Rashford’s contribution came late, but it was the kind of moment that lingers. Bukayo Saka surged forward, drew defenders, and slipped the ball into Rashford’s path on the edge of the box. One touch to shift onto his right. One crisp finish into the bottom corner. Net bulging, confidence swelling.

The instinct is to declare him “back”. Barnes refuses to bite.

“Watching Marcus Rashford for 15 minutes isn't going to lead us to know whether he's back to his old self or not,” he warned. “We can't get carried away because he came on and did what he did to say, ‘OK, he's back to his old self, let's play him’. Very much like we can't get carried away that we've beaten Croatia 4-2 and thinking we're going to win the World Cup.”

He judges players and teams over time, not in bursts.

“I don't go from minute to minute or from game to game to make a decision as to who I think is going to do well, either individually or collectively.”

Barnes does, however, see a pattern that could favour Rashford on the international stage.

“Marcus Rashford, I always felt that he'd do better for England than he does for his club. I think international football, particularly from an attacking perspective, you get more room, you get more space. It's easier for him. I remember Darius Vassell at Villa always did better for England than he did for Villa. But I don't think that that's necessarily going to mean that Thomas Tuchel is going to put him in to start when the big games come along.”

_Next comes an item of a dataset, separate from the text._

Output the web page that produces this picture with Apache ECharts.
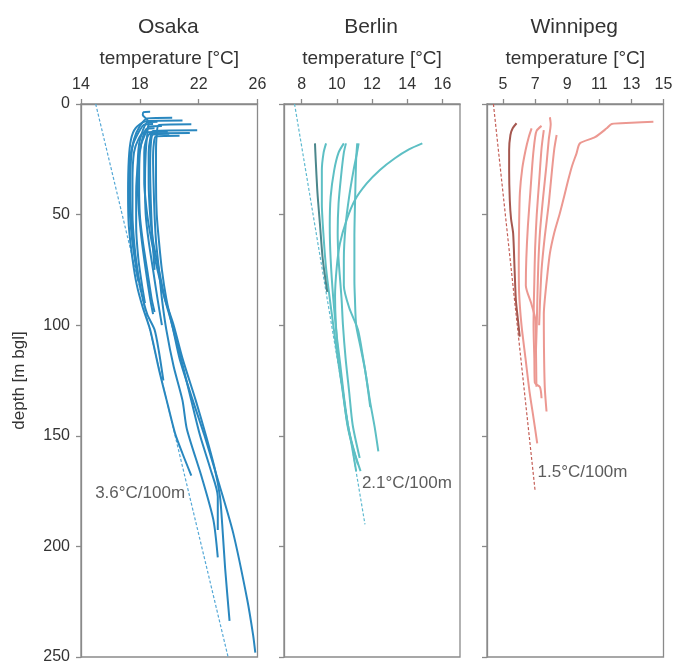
<!DOCTYPE html>
<html>
<head>
<meta charset="utf-8">
<script src="https://cdn.jsdelivr.net/npm/echarts@6/dist/echarts.min.js"></script>
<style>html,body{margin:0;padding:0;background:#fff}#c{width:673px;height:661px}</style>
</head>
<body>
<div id="c"></div>
<script>
// ---------------- data ----------------
const cities = ['Osaka', 'Berlin', 'Winnipeg'];
const depthTicks = [0, 50, 100, 150, 200, 250];
const osakaTicks = [14, 18, 22, 26];
const berlinTicks = [8, 10, 12, 14, 16];
const winnipegTicks = [5, 7, 9, 11, 13, 15];
const tempRanges = [[14, 26], [7, 17], [4, 15]];

// profiles: [temperature °C, depth m]
const osakaProfiles = [
  [[21.9,11.9],[18.9,12.2],[18.7,16],[18.6,22],[18.6,35],[18.7,50],[18.9,62],[19.3,75],[19.7,88],[20.2,100],[20.7,115],[21.6,134],[22.4,150],[23.4,172],[24.35,194],[25.3,224],[25.7,240],[25.85,248]],
  [[21.4,13.1],[18.7,13.4],[18.4,17],[18.3,22],[18.3,35],[18.5,50],[18.8,62],[19.2,75],[19.7,88],[20.3,100],[20.9,115],[21.8,134],[22.5,150],[23.1,165],[23.45,177.5],[23.6,190],[23.8,210],[24.1,233.7]],
  [[20.7,14.3],[19.1,14.6],[18.95,18],[18.9,25],[18.95,40],[19.0,50],[19.1,62],[19.3,75],[19.5,88],[19.8,102],[20.3,118.7],[20.9,134],[21.2,147],[22.2,168.5],[23.0,188],[23.3,205]],
  [[21.5,9.2],[19.3,9.5],[19.15,14],[19.1,22],[19.1,35],[19.15,50],[19.3,62],[19.5,75],[19.8,88],[20.2,100],[20.8,115],[21.5,134],[22.1,150],[22.8,165],[23.3,177.5],[23.3,192.6]],
  [[20.9,7.5],[18.4,7.8],[17.7,11],[17.4,16],[17.25,25],[17.2,40],[17.25,55],[17.5,70],[17.8,82],[18.2,92],[18.7,102],[19.3,120],[19.9,136],[20.4,149],[20.9,158],[21.5,168]],
  [[20.2,6.2],[18.5,6.5],[18.0,10],[17.6,16],[17.4,25],[17.35,40],[17.45,55],[17.7,70],[18.1,85],[18.5,95],[19.0,102],[19.3,112],[19.6,125]],
  [[18.7,3.5],[18.25,3.7],[18.2,5],[18.5,7],[18.6,9],[18.4,13],[18.1,18],[17.9,25],[17.75,40],[17.75,55],[17.9,70],[18.15,82],[18.35,90]],
  [[19.9,12.5],[18.3,12.8],[17.9,16],[17.6,22],[17.5,35],[17.5,50],[17.65,65],[17.9,78],[18.1,85]],
  [[19.5,10],[18.6,10.3],[18.5,14],[18.4,22],[18.35,35],[18.4,50],[18.6,62],[18.9,75],[19.2,88],[19.5,100]],
  [[19.2,8],[18.5,8.3],[18.2,12],[17.95,18],[17.85,30],[17.9,45],[18.1,60],[18.4,75],[18.7,88],[18.9,95]],
  [[20.0,13.5],[18.9,13.8],[18.75,18],[18.7,28],[18.75,45],[18.85,60],[19.0,75]],
  [[19.0,11],[18.45,11.3],[18.2,15],[18.0,22],[17.95,35],[18.0,50],[18.2,62],[18.5,75],[18.8,88],[19.0,94]],
  [[18.9,9],[18.3,9.3],[17.9,13],[17.5,19],[17.3,28],[17.3,45],[17.45,60],[17.7,72],[17.9,80]]
];
const berlinProfiles = [
  [[9.39,17.8],[9.25,22],[9.15,30],[9.15,45],[9.25,60],[9.4,75],[9.6,88],[9.8,100],[10.0,112],[10.3,128],[10.55,142],[10.8,152],[11.1,166]],
  [[10.4,17.8],[10.1,22],[9.85,30],[9.65,42],[9.6,55],[9.65,70],[9.8,88],[10.0,105],[10.2,118],[10.45,135],[10.7,148],[11.2,163]],
  [[10.52,17.8],[10.4,22],[10.25,32],[10.1,45],[10.05,58],[10.1,70],[10.27,88],[10.35,100],[10.5,115],[10.7,130],[10.9,145],[11.3,160]],
  [[11.16,17.8],[11.1,25],[11.05,40],[11.0,60],[11.0,80],[11.03,88],[11.1,100],[11.35,110],[11.6,120],[11.9,135],[12.15,146],[12.36,157]],
  [[11.24,17.8],[11.15,22],[10.95,30],[10.7,42],[10.5,55],[10.4,70],[10.4,82],[10.7,92],[11.2,102],[11.5,115],[11.7,125],[11.9,137]],
  [[14.86,17.8],[14.1,20.5],[13.3,24.5],[12.45,29.8],[11.7,35.9],[11.03,43.4],[10.56,52.4],[10.18,63],[10.0,73.5],[9.9,87],[9.95,100],[10.1,115],[10.35,130],[10.6,145],[10.9,155],[11.35,166]]
];
const berlinDarkProfile = [[8.76,17.8],[8.8,25],[8.9,40],[9.05,55],[9.2,70],[9.46,85]];
const winnipegProfiles = [
  [[6.78,11],[6.6,15],[6.4,21],[6.2,29],[6.05,40],[6.0,55],[5.98,70],[6.0,85],[6.15,100],[6.4,115],[6.65,130],[6.9,142],[7.13,153.4]],
  [[7.4,9.9],[7.1,12],[7.0,15],[6.85,25],[6.7,40],[6.55,55],[6.45,70],[6.42,82],[6.75,90],[7.0,97],[7.05,110],[7.08,127.8]],
  [[7.54,11.8],[7.4,20],[7.25,35],[7.1,50],[7.0,65],[6.95,80],[6.9,100],[6.95,115],[6.98,126],[7.3,128],[7.4,133]],
  [[7.92,6],[7.97,9],[7.85,16],[7.7,28],[7.5,42],[7.3,58],[7.2,72],[7.15,85],[7.1,100],[7.05,112]],
  [[8.34,14],[8.2,20],[8.05,30],[7.85,45],[7.6,60],[7.4,75],[7.3,90],[7.25,100]],
  [[14.37,8],[13.0,8.5],[11.77,9],[11.46,11],[10.73,15],[9.79,17.8],[9.58,22.3],[9.3,28],[9.06,34.4],[8.8,42],[8.54,49.4],[8.2,58],[7.92,67.5],[7.75,78],[7.6,88.6],[7.54,95],[7.55,110],[7.6,128],[7.71,139]]
];
const winnipegDarkProfile = [[5.84,8.7],[5.6,11],[5.46,14],[5.38,20.8],[5.38,30],[5.42,43.4],[5.5,52],[5.63,58.5],[5.72,75],[5.8,88.6],[5.92,97],[6.04,105.2]];

// geothermal gradient reference lines (endpoints)
const osakaGradient = [[15.0, 0], [24.0, 250]];
const berlinGradient = [[7.6, 0], [11.6, 190]];
const winnipegGradient = [[4.4, 0], [7.0, 175]];
const gradientLabels = ['3.6°C/100m', '2.1°C/100m', '1.5°C/100m'];
const gradientLabelAnchors = [[21.35, 176], [11.2, 171.5], [6.9, 166.7]];

// ---------------- chart ----------------
const FONT = "'Liberation Sans', Arial, Helvetica, sans-serif";
const TXT = '#333';
const AX = '#8a8a8a';
const grids = [
  {left: 81, top: 104, width: 176.5, height: 553},
  {left: 284, top: 104, width: 176, height: 553},
  {left: 487, top: 104, width: 176.5, height: 553}
];
const tickSets = [osakaTicks, berlinTicks, winnipegTicks];
const colors = ['#2987bf', '#5dbfc4', '#ec9891'];
const darkColors = [null, '#4b878c', '#a5574f'];
const dashColors = ['#55a8d6', '#5fbad0', '#c45f57'];

const xAxes = grids.map((g, i) => ({
  type: 'value', gridIndex: i, position: 'top',
  min: tempRanges[i][0], max: tempRanges[i][1],
  name: 'temperature [°C]', nameLocation: 'middle', nameGap: 36,
  nameTextStyle: {fontSize: 19, color: TXT, fontFamily: FONT},
  axisLine: {show: true, lineStyle: {color: AX, width: 1.3}},
  axisTick: {show: true, inside: false, length: 5, customValues: tickSets[i], lineStyle: {color: AX, width: 1.3}},
  axisLabel: {show: true, customValues: tickSets[i], margin: 11, fontSize: 16, color: TXT, fontFamily: FONT},
  splitLine: {show: false}
}));
const yAxes = grids.map((g, i) => ({
  type: 'value', gridIndex: i, inverse: true, min: 0, max: 250, interval: 50,
  name: i === 0 ? 'depth [m bgl]' : '', nameLocation: 'middle', nameGap: 53,
  nameTextStyle: {fontSize: 17, color: TXT, fontFamily: FONT},
  axisLine: {show: true, lineStyle: {color: AX, width: 1.3}},
  axisTick: {show: true, length: 5, lineStyle: {color: AX, width: 1.3}},
  axisLabel: {show: i === 0, margin: 11, fontSize: 16, color: TXT, fontFamily: FONT},
  splitLine: {show: false}
}));

const series = [];
function addProfiles(list, gi, color, width) {
  list.forEach(p => series.push({
    type: 'line', xAxisIndex: gi, yAxisIndex: gi, data: p, showSymbol: false,
    smooth: 0.25, lineStyle: {color: color, width: width}, silent: true, z: 3
  }));
}
const gradients = [osakaGradient, berlinGradient, winnipegGradient];
gradients.forEach((gr, gi) => series.push({
  type: 'line', xAxisIndex: gi, yAxisIndex: gi, data: gr, showSymbol: false,
  lineStyle: {color: dashColors[gi], width: 1.2, type: [3, 2]}, silent: true, z: 2
}));
addProfiles(osakaProfiles, 0, colors[0], 2);
addProfiles(berlinProfiles, 1, colors[1], 2);
addProfiles([berlinDarkProfile], 1, darkColors[1], 2);
addProfiles(winnipegProfiles, 2, colors[2], 2);
addProfiles([winnipegDarkProfile], 2, darkColors[2], 2);
gradientLabelAnchors.forEach((a, gi) => series.push({
  type: 'scatter', xAxisIndex: gi, yAxisIndex: gi, data: [a], symbolSize: 0, silent: true,
  label: {show: true, position: gi === 0 ? 'left' : 'right', distance: 4, formatter: gradientLabels[gi],
    fontSize: 17, color: TXT, fontFamily: FONT}, z: 5
}));

const graphic = grids.map((g, i) => ({
  type: 'text', x: g.left + g.width / 2 - 1, y: 27,
  style: {text: cities[i], fontSize: 21, fill: TXT, font: "21px " + FONT, align: 'center', verticalAlign: 'middle'}
}));

const chart = echarts.init(document.getElementById('c'), null, {renderer: 'canvas'});
chart.setOption({
  animation: false,
  backgroundColor: '#fff',
  textStyle: {fontFamily: FONT},
  grid: grids.map(g => Object.assign({show: true, borderColor: AX, borderWidth: 1.3, backgroundColor: 'transparent', containLabel: false, outerBoundsMode: 'none'}, g)),
  xAxis: xAxes, yAxis: yAxes, series: series, graphic: graphic
});
</script>
</body>
</html>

Confidence back, distractions gone

What is undeniable is that the year in Spain has restored some of Rashford’s belief. The body language looks lighter. The touch, sharper. The willingness to take responsibility in the final third, more evident.

He now steps into a World Cup with the chance to turn that resurgence into something historic, to help end six decades of English frustration on the biggest stage of all. For a fan base that has lived on near-misses and heartbreak since 1966, this group carries a heavy weight of hope.

Around them, the circus that once surrounded England squads has quietened. The era of haircuts making headlines may be over, according to Barnes.

Asked whether football and fashion will collide again during FIFA’s flagship tournament in North America – from David Beckham’s mohawk to the bleached blonde looks of Paul Gascoigne and Phil Foden – Barnes was unequivocal.

“No, those days are over. Footballers are sensible now. You don't let anything get in the way of football. Marcus Rashford, he has some kind braids, but haircuts don't mean much anymore. So no, I think they'll be concentrating on the football this World Cup, not the hairstyles.”

Kids across the country might not be booking barbers’ chairs to copy their heroes, but they are watching. They are looking to Rashford, Kane, Bellingham, Saka and the rest for something far more enduring than a trend: a first international trophy in 60 years.

If Rashford’s renaissance ends with that, the question of where he plays his club football next may feel like a very small detail.